Wireless communication systems suffer from multipath fading especially when the data rate is beyond long-term evolution (LTE)-Advanced standards. In any terrestrial radio communication system, the signal will travel directly to a receiver (i.e., a direct path) and/or via relays and reflections off of buildings, hills, ground, water, and other objects (i.e., indirect paths). Selective fading occurs when the multipath fading affects different frequencies across the channel to varying degrees. As such, the phases and amplitudes of the channel frequency response will vary over the signal bandwidth. Sometimes relatively deep nulls may be experienced, giving rise to degraded signal reception. Simply maintaining the overall average amplitude of the received signal will not overcome the effects of selective fading, and some form of equalization may be needed.
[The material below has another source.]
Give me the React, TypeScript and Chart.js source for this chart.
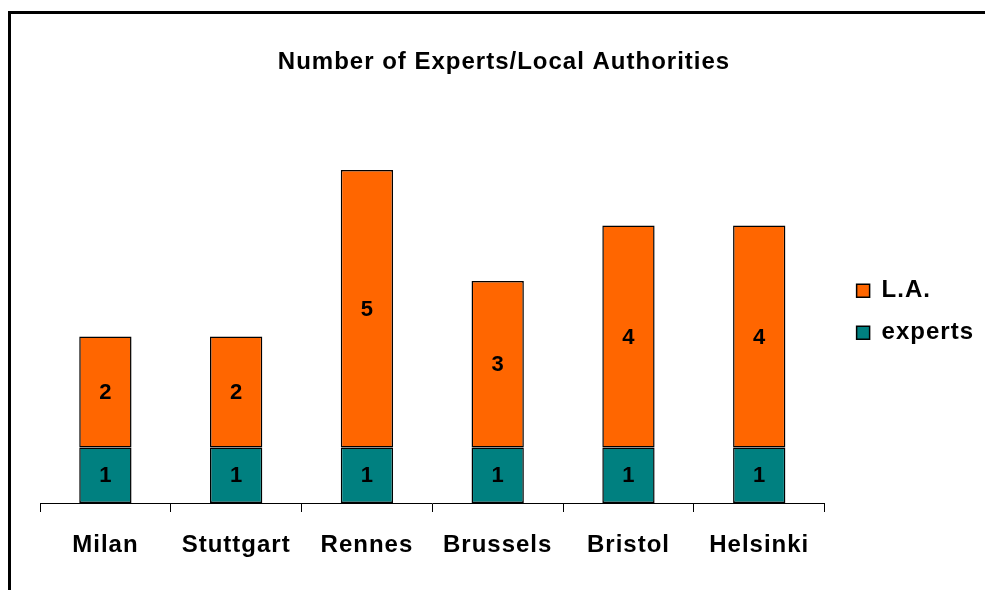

To combat multipath fading effects, orthogonal frequency division multiplexing (OFDM) techniques are used in existing 4G LTE and IEEE 802.11 WiFi wireless communication systems. OFDM techniques spread the data over a wideband channel consisting of a large number of narrowband subcarriers. When only a portion of the data is lost by nulls of a few narrowband subcarriers, the lost data can be reconstituted using forward error correction techniques, thus mitigating the effects of selective multi-path fading. Code Division Multiple Access (CDMA) schemes such as Direct Sequence Code Division Multiple Access (DS-CDMA) are also used to combat multipath fading but have not been used significantly for relay network communication systems.
OFDM and DS-CDMA systems using multi-path channels each have known drawbacks. For example, CDMA systems using rake receivers exhibit inferior Bit Error Rates (BER) compared to OFDM systems. On the other hand, OFDM systems completely fail under frequency-offset environments (e.g., Doppler frequency shifts caused by relative mobile movements).
To combat the deleterious effects of multiple-access interference (MAI), the conventional approach in the CDMA scheme has been to employ fixed orthogonal user sequences or signatures with low cross-correlation properties. However, the orthogonality or desired cross-correlations of the transmitted sequences is often destroyed when received at the base station or the destination due to multi-path fading, inter-symbol interference, and multi-access interference. Spread-spectrum relay channels with deterministic (fixed) or random spreading sequences are typically used. However, these and other strategies do not improve and secure the signals sufficiently enough for modern communication requirements. Another strategy is to obtain pseudo-noise (PN) sequences by maximizing the signal-to-interference-plus-noise ratio (SINR) with the maximum eigenvalue principle. However, this approach is not designed for relay systems and often does not converge.